Actual driving distance was 5,560 km, or 62 hours, due to breaking down halfway across the Nullarbor Plain, and avoiding the NSW/VIC coastal border route due to cyclone Debbie, Australia’s strongest cyclone since 2015.

2. Average daily mileage was 360km

3. 80% of the journey would be completed individually

4. Vehicle of choice was a 2014 Toyota Corolla Automatic, with fold-out rooftop tent, rented via the notorious Wicked Campers (cheaper, safer, and more reliable than the vans, more stable on the road, and better fuel economy)

5. Return leg would be direct flight from Perth to Brisbane (I was not keen to spend 3-5 days on a drive back along the same roads, and the additional safety risk in doing so alone)

The plan was to cruise 3-4 hours each morning, exploring each destination of an afternoon/evening and kitesurfing wherever possible. I have a fair few friends scattered around Australia who I also planned to visit and stay with where possible.

From a personal development perspective, it was also the perfect opportunity to consume a lot of targeted podcast content, learn Spanish through daily conversational practice, continue resistance training at Jetts around the country and plan my upcoming 6 month Central/South American trip.
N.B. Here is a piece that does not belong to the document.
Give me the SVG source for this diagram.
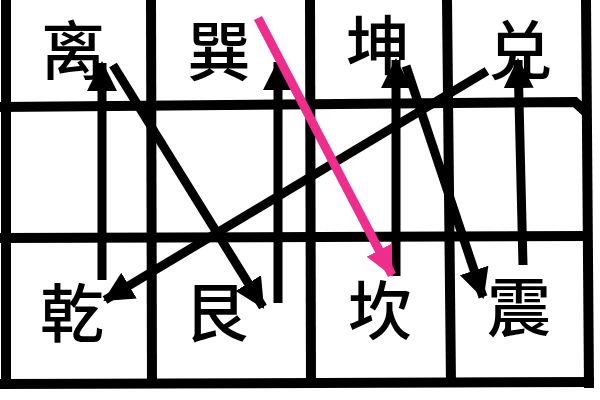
<svg xmlns="http://www.w3.org/2000/svg" width="600" height="400" viewBox="0 0 600 400">
<style>
.grid{stroke:#000;stroke-width:10;fill:none;stroke-linecap:butt}
.conn{stroke:#000;stroke-width:9;fill:none}
.pink{stroke:#EE2D8C;stroke-width:9;fill:none}
.lbl{font-family:"Noto Sans CJK SC","Noto Sans CJK JP",sans-serif;font-size:64px;font-weight:500;fill:#000;text-anchor:middle;dominant-baseline:central}
</style>
<defs>
<marker id="ah" markerUnits="userSpaceOnUse" markerWidth="32" markerHeight="32" viewBox="0 0 32 32" refX="28" refY="16" orient="auto">
<path d="M0,1 L30,16 L0,31 Z" fill="#000"/>
</marker>
<marker id="ahp" markerUnits="userSpaceOnUse" markerWidth="32" markerHeight="32" viewBox="0 0 32 32" refX="28" refY="16" orient="auto">
<path d="M0,2 L30,16 L0,30 Z" fill="#EE2D8C"/>
</marker>
</defs>
<rect width="600" height="400" fill="#fff"/>
<g id="grid">
<line class="grid" x1="6" y1="0" x2="6" y2="388"/>
<line class="grid" x1="151" y1="0" x2="152" y2="388"/>
<line class="grid" x1="310" y1="0" x2="311" y2="384"/>
<line class="grid" x1="447" y1="0" x2="451" y2="384"/>
<line class="grid" x1="586" y1="0" x2="589" y2="388"/>
<polyline class="grid" points="0,107 575,102 586,112"/>
<line class="grid" x1="0" y1="238" x2="590" y2="236"/>
<line class="grid" x1="0" y1="384" x2="594" y2="382"/>
</g>
<g id="li"><text class="lbl" x="73" y="46">离</text></g>
<g id="xun"><text class="lbl" x="219" y="47">巽</text></g>
<g id="kun"><text class="lbl" x="378" y="41">坤</text></g>
<g id="dui"><text class="lbl" x="520" y="46">兑</text></g>
<g id="qian"><text class="lbl" x="72" y="309">乾</text></g>
<g id="gen"><text class="lbl" x="216" y="308">艮</text></g>
<g id="kan"><text class="lbl" x="380" y="306">坎</text></g>
<g id="zhen"><text class="lbl" x="519" y="303">震</text></g>
<g id="connectors">
<line class="conn" x1="102" y1="280" x2="102" y2="63" marker-end="url(#ah)"/>
<line class="conn" x1="113" y1="65" x2="263" y2="307" marker-end="url(#ah)"/>
<line class="conn" x1="278" y1="303" x2="278" y2="62" marker-end="url(#ah)"/>
<line class="conn" x1="487" y1="71" x2="105" y2="300" marker-end="url(#ah)"/>
<line class="conn" x1="396" y1="276" x2="396" y2="60" marker-end="url(#ah)"/>
<line class="conn" x1="406" y1="66" x2="483" y2="297" marker-end="url(#ah)"/>
<line class="conn" x1="523" y1="265" x2="518" y2="60" marker-end="url(#ah)"/>
<line class="pink" x1="258" y1="18" x2="392" y2="275" marker-end="url(#ahp)"/>
</g>
</svg>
On Saturday 18th March 2017, I set off from the north side of Brisbane in a my Wicked Corolla, complete with ‘Sex Pistols’ insignia artfully printed around the vehicle. I had enough clothes to fill a carry-on backpack, my kitesurfing travel case which would be checked underneath on the flight home, and a fantastic companion in my then girlfriend of 3 months, who would be flying back to Brisbane once we reached Sydney in four days’ time. First stop Byron Bay!

To avoid boring you with the details, I have extracted my personal highlights of the trip immediately below. At the end of this post, I have included a daily photo album with brief annotations.

Trip Highlights

Top 3 Driving Roads

1. Southern Corner of South Australia (from Victoria border to Robe)

2. Great Australian Road (via Lorne, Apollo Bay, Warnambool)

3. Great Western Highway (from western suburbs of Sydney to Orange via Katoomba and Bathurst)

Top 3 Locations

1. Robe, SA

2. Esperance and Cape Le Grand National Park, WA

3. Lorne, VIC

Trip Cost

Total Trip Cost, including food and drink = $3,723

– $780 in fuel

– $350 in flights

– $1230 in rental car costs

Average Cost per Day = $177

– $35 food/drink

– $30/night van site

– $82 rental van cost

How to do cheaper?

– More people (share costs)

– Avoid one way travel (BNE to Perth was a fixed charge at $400…)

– Avoid crossing Nullarbor Plain (additional ‘outback Australia’ charge of $10/day)

– Reduce level of insurance (I paid for fully comprehensive option, at $25/day)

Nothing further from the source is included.